Alumna Returns to Campus and Shares Her Power for Good Work

Six days after graduating from Masters in 2018, Scout O’Donnell underwent the first of several brain surgeries.

It has been a brave personal journey that began during her senior year when she was diagnosed with hydrocephalus, a lifelong neurological condition impacting the flow of cerebrospinal fluid in the brain.

O’Donnell shared her inspirational story with the upper and middle school communities on Friday, February 9. It was her first time back on campus since her days as a Gold Key ambassador, TEDx speaker and member of the Honorary Photography Society.

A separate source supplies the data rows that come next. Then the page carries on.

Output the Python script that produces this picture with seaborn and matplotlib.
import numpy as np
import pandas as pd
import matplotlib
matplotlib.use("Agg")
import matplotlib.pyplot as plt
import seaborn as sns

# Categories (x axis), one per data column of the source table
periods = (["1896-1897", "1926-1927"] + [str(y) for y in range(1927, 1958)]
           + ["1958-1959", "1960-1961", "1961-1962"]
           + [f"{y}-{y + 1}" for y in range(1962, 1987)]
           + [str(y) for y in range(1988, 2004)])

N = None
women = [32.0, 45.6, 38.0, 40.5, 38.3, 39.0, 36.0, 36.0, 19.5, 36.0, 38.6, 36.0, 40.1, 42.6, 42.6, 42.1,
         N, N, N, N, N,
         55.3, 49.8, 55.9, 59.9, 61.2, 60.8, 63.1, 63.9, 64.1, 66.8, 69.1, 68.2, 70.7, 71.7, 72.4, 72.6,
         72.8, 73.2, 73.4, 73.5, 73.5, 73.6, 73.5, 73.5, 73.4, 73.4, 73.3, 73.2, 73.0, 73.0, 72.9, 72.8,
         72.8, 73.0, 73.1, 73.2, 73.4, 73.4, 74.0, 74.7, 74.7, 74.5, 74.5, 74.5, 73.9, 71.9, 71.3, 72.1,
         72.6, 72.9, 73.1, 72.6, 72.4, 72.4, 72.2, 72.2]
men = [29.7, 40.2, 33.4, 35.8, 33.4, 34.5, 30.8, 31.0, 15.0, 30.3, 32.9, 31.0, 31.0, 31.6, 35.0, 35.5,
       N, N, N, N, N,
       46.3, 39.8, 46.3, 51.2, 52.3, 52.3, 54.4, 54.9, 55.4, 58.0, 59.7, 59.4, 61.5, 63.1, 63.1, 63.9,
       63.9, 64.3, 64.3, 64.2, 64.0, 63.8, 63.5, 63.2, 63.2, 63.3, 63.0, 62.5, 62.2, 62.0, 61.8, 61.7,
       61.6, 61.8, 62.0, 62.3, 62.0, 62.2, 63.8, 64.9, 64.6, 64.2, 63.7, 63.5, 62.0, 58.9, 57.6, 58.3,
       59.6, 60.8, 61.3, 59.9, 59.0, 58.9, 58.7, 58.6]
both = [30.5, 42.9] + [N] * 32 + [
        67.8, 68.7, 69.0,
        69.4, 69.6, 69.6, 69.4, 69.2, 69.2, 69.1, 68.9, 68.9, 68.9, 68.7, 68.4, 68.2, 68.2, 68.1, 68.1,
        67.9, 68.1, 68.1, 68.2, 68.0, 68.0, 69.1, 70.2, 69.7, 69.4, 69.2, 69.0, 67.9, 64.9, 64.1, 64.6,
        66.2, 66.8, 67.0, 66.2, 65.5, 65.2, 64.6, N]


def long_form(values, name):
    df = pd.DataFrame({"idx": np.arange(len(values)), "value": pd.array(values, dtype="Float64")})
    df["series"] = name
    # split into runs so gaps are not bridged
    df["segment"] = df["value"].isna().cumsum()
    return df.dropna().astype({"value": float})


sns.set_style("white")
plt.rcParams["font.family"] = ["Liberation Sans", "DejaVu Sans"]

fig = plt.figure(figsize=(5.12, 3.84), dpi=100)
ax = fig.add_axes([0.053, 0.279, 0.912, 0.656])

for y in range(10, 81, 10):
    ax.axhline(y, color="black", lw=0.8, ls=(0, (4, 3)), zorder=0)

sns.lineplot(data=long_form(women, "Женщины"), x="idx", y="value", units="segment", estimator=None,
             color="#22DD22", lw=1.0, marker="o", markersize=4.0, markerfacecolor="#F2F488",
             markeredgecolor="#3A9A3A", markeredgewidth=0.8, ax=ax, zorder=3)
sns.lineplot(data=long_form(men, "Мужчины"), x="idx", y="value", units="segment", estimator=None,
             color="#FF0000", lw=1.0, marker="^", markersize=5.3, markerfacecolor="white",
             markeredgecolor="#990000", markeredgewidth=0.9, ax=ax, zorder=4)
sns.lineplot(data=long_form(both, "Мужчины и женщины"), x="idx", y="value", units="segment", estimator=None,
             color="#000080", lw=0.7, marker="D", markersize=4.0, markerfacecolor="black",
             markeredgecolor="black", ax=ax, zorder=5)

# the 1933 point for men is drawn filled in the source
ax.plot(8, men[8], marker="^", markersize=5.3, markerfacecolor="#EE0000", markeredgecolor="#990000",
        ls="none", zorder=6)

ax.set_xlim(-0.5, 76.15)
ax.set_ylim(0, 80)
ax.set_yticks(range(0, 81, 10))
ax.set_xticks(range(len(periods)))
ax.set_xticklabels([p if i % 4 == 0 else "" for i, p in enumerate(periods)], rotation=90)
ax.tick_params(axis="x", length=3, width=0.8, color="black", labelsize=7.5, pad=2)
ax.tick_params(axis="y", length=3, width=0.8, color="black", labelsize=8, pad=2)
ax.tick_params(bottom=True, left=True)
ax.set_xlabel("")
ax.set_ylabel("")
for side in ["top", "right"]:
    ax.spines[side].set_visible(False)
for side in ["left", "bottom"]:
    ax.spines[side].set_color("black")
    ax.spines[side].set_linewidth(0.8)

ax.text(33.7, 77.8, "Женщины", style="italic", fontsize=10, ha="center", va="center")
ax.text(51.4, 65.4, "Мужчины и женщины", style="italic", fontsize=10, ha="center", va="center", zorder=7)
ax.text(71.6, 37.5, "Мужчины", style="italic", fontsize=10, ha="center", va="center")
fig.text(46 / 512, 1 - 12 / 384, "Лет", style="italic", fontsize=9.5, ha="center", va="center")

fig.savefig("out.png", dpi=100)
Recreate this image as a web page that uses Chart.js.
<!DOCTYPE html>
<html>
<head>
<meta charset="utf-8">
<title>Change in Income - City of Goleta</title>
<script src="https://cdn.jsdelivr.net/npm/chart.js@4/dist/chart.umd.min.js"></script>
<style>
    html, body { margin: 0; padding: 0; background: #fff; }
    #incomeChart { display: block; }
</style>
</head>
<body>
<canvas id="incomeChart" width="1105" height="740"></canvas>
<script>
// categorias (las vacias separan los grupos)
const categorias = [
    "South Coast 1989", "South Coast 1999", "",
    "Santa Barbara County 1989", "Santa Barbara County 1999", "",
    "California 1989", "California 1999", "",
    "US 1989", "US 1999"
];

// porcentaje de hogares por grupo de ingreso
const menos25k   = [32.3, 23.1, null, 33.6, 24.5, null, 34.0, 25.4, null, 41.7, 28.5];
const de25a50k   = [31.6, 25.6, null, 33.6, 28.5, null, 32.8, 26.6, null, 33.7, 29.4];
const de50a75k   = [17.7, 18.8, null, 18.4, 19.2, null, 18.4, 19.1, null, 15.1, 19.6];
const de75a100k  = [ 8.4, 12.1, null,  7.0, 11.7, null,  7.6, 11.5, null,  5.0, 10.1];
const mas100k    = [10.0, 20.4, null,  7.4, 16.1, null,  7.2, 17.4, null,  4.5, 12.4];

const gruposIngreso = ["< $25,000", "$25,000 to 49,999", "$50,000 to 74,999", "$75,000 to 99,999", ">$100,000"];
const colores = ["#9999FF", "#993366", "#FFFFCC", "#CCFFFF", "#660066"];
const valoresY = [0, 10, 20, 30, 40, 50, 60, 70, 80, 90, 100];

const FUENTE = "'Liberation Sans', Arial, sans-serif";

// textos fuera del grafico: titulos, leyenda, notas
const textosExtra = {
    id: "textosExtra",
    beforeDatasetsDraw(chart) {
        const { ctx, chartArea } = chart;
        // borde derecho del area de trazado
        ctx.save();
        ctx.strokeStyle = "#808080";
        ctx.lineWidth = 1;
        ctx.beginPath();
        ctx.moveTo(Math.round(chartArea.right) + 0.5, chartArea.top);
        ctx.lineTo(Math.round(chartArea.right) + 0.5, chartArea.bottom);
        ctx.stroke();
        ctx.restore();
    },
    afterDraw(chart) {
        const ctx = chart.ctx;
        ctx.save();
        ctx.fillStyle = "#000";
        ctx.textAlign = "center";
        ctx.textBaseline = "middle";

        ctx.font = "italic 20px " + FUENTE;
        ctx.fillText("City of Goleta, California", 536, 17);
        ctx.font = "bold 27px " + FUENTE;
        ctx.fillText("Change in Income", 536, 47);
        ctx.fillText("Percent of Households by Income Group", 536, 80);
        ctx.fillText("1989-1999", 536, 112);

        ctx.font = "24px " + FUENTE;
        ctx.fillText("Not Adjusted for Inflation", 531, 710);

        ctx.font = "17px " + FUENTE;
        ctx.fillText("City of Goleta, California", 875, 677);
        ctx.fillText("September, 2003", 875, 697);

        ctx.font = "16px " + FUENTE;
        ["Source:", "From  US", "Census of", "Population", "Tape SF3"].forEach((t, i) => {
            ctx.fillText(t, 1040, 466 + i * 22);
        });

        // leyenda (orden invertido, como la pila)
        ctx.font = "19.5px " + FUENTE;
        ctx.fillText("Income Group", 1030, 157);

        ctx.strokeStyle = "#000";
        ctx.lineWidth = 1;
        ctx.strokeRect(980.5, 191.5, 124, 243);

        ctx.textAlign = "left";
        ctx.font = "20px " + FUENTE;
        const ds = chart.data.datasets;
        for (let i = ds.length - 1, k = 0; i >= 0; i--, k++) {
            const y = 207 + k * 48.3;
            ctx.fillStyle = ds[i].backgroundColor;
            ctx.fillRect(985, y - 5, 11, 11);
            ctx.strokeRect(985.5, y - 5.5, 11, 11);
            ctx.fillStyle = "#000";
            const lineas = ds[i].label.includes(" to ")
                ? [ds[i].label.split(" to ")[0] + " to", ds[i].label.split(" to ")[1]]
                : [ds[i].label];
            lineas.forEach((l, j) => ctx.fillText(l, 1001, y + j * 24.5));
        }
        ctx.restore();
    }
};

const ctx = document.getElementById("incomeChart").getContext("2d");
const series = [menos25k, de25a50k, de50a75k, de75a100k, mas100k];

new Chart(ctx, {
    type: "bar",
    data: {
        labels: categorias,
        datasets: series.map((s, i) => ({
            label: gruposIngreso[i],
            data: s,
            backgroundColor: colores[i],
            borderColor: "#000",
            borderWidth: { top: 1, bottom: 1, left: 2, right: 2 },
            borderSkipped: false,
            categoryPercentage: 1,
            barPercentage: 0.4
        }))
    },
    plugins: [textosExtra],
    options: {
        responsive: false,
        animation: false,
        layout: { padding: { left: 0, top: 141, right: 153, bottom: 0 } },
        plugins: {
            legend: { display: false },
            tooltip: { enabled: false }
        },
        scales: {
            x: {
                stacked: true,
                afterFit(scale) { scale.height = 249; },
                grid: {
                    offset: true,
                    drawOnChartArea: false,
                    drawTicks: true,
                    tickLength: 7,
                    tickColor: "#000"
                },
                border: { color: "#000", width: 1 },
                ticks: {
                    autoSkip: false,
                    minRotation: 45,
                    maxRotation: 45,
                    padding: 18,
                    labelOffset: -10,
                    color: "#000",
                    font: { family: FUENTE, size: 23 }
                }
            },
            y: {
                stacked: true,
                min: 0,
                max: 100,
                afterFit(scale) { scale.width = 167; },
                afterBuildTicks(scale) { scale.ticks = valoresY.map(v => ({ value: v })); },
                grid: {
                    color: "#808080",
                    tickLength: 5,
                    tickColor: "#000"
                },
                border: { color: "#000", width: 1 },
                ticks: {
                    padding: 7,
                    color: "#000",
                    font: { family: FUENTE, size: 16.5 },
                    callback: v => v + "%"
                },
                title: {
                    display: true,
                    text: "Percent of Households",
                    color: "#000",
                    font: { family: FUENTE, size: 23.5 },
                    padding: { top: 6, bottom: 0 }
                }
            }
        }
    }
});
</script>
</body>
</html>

“Seeing the campus with a new brain was an experience I find hard to put into words,” she explained. “Some major parts of my Masters experience came back as a blank memory while other places and experiences on campus I remembered perfectly. After my speech, it was strange going through my experience on campus and recalling which memories my brain kept and which it had to let go of to heal. Nonetheless, I was relieved to know the soul of Masters hadn't changed one bit.”

After noticing gaps in hydrocephalus research, O'Donnell teamed up with Johns Hopkins Medicine to start the first hydrocephalus and mood study, which offers support and medical care to patients managing the difficult cognitive and neuropsychiatric complications related to the condition. O’Donnell spoke passionately about the research she has initiated. Joining her at Morning Meeting was Amy Bortner, senior associate director of development for neurosurgery at Johns Hopkins Medicine in Baltimore.

Abbe Montaldo, director of middle school admission and O’Donnell’s advisor during her time at Masters, was beaming. “Scout looked so confident and strong up there — she really spoke beautifully and from the heart, which I think resonated with our entire community,” Montaldo said. “I am so proud of her for taking a stand and bringing awareness to hydrocephalus so people can access better care in the future.”

Humbled by the warm reception, O’Donnell says she has a lot to look forward to this year as she plans an October wedding and continues her online college studies at Northeastern University. 

“I'm taking every day I'm healthy as a gift, as brain shunts fail all the time and I never know when my next brain surgery will be,” she said. “For the past six years I have suffered from chronic head pain every day, so my goal is to work with Hopkins to find a way to reduce the days I spend in pain.”

Elena Olivieri, associate dean of purposeful engagement and middle school health teacher, facilitated O’Donnell’s visit to campus. “Scout and I met often to find ways for Masters to amplify her voice and mission,” Olivieri said. “Her presentations focused on ableism and invisible diseases, and several teachers and students reached out to me to thank me for bringing her here.”